● **What the exercise asks**
Reproduce the lines exactly, beginning with the line that has "Clone this chart in Plotly." and ending with the line that has "110, 118, 119.7]". Images are left out.

● **Raw data**
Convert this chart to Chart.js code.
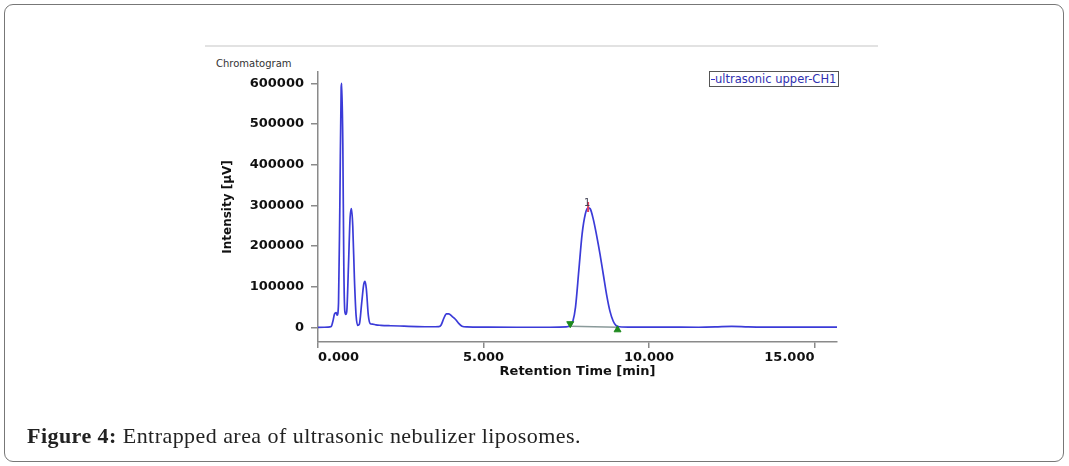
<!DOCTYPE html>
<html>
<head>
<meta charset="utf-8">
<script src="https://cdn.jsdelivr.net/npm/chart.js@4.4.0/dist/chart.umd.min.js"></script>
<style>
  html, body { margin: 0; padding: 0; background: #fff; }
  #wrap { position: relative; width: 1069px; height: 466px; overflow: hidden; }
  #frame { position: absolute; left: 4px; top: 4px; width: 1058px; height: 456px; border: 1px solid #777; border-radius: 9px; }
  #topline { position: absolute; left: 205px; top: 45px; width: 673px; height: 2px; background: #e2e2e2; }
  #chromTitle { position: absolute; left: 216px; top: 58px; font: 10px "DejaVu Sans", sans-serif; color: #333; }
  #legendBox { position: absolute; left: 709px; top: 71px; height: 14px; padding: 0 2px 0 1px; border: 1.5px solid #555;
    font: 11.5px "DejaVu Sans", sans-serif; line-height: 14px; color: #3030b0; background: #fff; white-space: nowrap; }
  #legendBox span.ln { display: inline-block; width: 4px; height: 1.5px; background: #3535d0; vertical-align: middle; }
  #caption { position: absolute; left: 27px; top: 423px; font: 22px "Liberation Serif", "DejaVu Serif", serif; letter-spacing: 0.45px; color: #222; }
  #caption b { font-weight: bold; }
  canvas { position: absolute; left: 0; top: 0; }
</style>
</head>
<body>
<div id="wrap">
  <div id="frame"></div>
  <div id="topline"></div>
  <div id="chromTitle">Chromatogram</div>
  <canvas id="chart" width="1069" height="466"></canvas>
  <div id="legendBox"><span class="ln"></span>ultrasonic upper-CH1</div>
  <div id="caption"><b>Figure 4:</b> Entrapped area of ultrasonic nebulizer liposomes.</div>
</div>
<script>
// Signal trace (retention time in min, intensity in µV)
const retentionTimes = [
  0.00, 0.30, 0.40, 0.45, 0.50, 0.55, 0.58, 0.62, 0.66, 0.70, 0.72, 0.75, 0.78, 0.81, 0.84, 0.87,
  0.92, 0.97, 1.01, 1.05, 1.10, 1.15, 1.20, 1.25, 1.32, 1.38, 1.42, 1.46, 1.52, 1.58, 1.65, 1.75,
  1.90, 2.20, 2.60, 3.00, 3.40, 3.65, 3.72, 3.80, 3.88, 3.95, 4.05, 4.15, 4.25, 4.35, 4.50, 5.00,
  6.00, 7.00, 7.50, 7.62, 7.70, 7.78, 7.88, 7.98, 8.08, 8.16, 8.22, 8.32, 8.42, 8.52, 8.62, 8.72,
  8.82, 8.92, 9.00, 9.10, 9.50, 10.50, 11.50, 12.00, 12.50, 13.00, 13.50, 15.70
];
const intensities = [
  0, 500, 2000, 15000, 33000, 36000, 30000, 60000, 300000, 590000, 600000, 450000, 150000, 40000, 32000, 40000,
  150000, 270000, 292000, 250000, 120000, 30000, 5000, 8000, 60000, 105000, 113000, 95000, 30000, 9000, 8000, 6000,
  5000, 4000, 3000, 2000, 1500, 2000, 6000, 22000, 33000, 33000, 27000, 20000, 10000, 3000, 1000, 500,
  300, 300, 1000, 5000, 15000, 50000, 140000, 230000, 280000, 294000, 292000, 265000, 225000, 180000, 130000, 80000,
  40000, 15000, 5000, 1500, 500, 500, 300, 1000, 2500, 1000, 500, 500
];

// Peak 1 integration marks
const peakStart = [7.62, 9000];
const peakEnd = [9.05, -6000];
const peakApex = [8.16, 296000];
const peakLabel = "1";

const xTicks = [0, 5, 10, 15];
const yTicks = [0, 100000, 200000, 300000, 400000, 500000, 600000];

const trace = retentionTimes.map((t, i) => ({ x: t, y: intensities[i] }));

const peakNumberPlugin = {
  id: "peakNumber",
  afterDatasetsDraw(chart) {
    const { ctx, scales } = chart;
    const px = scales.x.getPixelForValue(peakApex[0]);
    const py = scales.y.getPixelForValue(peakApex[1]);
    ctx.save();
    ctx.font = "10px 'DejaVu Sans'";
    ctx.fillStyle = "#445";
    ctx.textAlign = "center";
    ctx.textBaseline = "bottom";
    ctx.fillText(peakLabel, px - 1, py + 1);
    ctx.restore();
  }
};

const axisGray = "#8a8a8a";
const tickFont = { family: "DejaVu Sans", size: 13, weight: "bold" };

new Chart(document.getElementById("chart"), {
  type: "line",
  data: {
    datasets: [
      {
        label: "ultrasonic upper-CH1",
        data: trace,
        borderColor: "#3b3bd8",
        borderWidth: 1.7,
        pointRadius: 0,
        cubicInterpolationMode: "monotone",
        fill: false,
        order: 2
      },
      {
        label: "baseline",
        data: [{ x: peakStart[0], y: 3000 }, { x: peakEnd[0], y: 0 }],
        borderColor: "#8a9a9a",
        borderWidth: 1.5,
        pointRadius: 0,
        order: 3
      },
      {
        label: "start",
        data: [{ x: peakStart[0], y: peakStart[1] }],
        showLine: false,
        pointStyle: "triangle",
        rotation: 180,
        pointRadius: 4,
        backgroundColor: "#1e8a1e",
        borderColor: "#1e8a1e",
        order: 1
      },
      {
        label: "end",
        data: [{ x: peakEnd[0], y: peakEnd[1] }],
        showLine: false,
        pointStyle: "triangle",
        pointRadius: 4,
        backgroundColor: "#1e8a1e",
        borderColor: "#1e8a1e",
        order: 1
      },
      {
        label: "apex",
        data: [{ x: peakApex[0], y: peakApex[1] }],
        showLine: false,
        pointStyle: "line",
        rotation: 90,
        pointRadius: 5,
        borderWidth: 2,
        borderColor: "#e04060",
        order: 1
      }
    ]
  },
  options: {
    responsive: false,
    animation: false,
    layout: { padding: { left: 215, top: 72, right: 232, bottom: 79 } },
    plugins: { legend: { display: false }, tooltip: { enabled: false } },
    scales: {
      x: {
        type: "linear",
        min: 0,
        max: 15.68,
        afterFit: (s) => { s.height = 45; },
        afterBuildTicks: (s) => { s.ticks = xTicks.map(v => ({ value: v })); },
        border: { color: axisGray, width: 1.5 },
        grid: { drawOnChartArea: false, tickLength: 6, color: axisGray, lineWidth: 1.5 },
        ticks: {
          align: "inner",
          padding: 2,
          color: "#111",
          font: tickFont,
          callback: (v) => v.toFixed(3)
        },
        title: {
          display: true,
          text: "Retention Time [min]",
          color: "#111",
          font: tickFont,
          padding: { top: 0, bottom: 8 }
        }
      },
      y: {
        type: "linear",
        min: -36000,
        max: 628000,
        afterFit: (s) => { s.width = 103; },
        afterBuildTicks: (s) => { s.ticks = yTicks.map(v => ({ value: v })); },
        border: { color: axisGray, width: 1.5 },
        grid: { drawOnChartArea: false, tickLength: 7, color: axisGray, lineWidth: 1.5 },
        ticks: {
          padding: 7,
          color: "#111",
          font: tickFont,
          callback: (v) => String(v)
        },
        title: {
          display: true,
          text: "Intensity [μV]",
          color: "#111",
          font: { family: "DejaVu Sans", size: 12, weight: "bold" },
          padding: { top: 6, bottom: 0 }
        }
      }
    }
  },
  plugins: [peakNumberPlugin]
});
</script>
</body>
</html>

--

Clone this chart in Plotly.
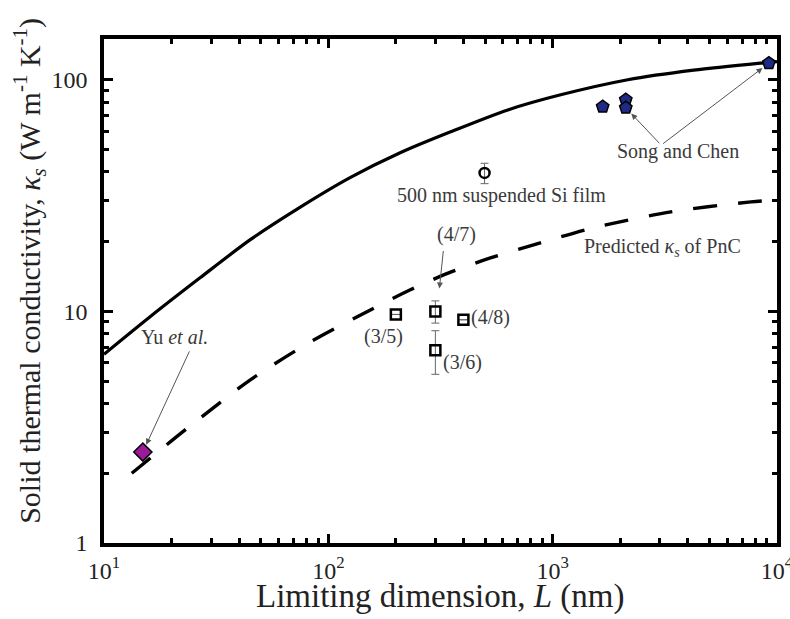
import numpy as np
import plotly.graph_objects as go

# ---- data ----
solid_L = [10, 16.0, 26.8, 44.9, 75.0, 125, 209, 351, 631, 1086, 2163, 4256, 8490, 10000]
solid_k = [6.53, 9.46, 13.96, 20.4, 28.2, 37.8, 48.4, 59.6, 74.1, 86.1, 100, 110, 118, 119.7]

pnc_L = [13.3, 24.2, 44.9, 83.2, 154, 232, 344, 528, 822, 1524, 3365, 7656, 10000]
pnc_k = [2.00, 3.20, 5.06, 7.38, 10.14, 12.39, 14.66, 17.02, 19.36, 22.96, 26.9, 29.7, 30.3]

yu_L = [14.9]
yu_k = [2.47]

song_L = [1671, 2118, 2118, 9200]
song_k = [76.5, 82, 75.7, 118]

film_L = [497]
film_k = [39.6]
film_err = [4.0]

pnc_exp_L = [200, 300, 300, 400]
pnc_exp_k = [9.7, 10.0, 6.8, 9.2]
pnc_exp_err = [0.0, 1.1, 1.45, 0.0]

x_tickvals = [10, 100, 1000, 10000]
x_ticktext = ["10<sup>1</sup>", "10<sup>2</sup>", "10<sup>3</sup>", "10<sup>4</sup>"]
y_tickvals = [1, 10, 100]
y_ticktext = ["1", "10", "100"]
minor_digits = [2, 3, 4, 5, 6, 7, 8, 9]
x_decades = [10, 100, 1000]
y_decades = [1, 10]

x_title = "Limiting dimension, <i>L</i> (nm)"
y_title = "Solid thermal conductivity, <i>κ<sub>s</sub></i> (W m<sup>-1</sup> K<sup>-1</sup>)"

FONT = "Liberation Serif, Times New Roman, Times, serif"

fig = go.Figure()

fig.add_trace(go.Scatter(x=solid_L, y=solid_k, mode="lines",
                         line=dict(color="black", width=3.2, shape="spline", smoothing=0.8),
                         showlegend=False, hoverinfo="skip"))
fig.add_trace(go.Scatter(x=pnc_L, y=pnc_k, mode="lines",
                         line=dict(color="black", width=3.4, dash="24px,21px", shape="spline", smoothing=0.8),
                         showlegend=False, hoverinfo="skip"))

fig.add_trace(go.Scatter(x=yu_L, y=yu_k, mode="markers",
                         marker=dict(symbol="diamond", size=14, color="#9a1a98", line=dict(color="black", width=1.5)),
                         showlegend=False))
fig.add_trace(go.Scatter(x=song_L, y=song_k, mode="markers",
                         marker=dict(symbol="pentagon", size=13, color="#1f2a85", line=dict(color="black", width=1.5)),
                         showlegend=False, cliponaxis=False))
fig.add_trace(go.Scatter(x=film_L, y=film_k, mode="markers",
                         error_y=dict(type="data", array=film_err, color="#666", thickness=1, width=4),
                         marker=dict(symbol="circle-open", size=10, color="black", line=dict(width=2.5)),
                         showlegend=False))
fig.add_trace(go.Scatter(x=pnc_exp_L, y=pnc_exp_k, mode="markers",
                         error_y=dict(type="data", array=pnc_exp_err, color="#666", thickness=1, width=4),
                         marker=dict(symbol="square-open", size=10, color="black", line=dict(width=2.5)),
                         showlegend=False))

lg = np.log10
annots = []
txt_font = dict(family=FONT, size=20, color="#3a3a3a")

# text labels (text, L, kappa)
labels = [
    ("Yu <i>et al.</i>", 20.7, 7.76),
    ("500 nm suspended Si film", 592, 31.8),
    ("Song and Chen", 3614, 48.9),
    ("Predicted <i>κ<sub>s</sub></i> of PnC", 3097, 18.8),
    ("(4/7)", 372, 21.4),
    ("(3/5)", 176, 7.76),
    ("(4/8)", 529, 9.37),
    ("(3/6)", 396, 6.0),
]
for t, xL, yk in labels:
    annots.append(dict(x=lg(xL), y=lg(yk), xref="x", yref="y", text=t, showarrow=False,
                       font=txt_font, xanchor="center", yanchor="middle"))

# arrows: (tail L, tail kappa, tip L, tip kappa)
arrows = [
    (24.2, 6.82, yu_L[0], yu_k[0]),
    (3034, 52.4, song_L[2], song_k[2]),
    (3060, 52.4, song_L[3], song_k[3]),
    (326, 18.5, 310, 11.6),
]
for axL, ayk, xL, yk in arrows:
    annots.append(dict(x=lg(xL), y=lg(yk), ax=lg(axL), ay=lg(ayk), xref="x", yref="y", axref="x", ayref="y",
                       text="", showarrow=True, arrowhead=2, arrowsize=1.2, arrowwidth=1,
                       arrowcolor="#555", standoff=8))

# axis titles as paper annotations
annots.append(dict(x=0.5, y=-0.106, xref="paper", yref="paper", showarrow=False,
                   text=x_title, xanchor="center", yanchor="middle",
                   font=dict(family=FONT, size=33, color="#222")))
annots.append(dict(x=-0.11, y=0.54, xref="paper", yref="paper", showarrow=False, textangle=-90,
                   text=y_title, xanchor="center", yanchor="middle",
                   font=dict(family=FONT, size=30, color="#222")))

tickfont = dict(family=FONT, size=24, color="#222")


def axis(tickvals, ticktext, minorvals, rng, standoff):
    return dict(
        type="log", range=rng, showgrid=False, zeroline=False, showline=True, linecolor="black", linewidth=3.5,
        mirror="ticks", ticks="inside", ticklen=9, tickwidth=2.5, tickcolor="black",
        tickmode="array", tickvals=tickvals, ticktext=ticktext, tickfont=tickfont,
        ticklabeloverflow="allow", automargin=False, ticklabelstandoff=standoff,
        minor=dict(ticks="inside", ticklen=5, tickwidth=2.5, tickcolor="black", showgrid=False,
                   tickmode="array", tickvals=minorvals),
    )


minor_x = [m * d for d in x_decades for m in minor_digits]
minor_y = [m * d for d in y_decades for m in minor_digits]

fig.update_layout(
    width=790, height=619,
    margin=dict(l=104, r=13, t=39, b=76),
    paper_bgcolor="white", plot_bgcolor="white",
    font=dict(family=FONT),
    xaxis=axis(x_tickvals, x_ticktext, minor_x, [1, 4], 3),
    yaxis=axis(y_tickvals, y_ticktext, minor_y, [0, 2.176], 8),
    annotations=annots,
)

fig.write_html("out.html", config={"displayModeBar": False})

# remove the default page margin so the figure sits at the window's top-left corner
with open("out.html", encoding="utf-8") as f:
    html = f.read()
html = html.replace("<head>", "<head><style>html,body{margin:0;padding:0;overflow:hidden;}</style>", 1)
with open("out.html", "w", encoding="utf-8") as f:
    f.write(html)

● **Task response**
Clone this chart in Plotly.
import numpy as np
import plotly.graph_objects as go

# ---- data ----
solid_L = [10, 16.0, 26.8, 44.9, 75.0, 125, 209, 351, 631, 1086, 2163, 4256, 8490, 10000]
solid_k = [6.53, 9.46, 13.96, 20.4, 28.2, 37.8, 48.4, 59.6, 74.1, 86.1, 100, 110, 118, 119.7]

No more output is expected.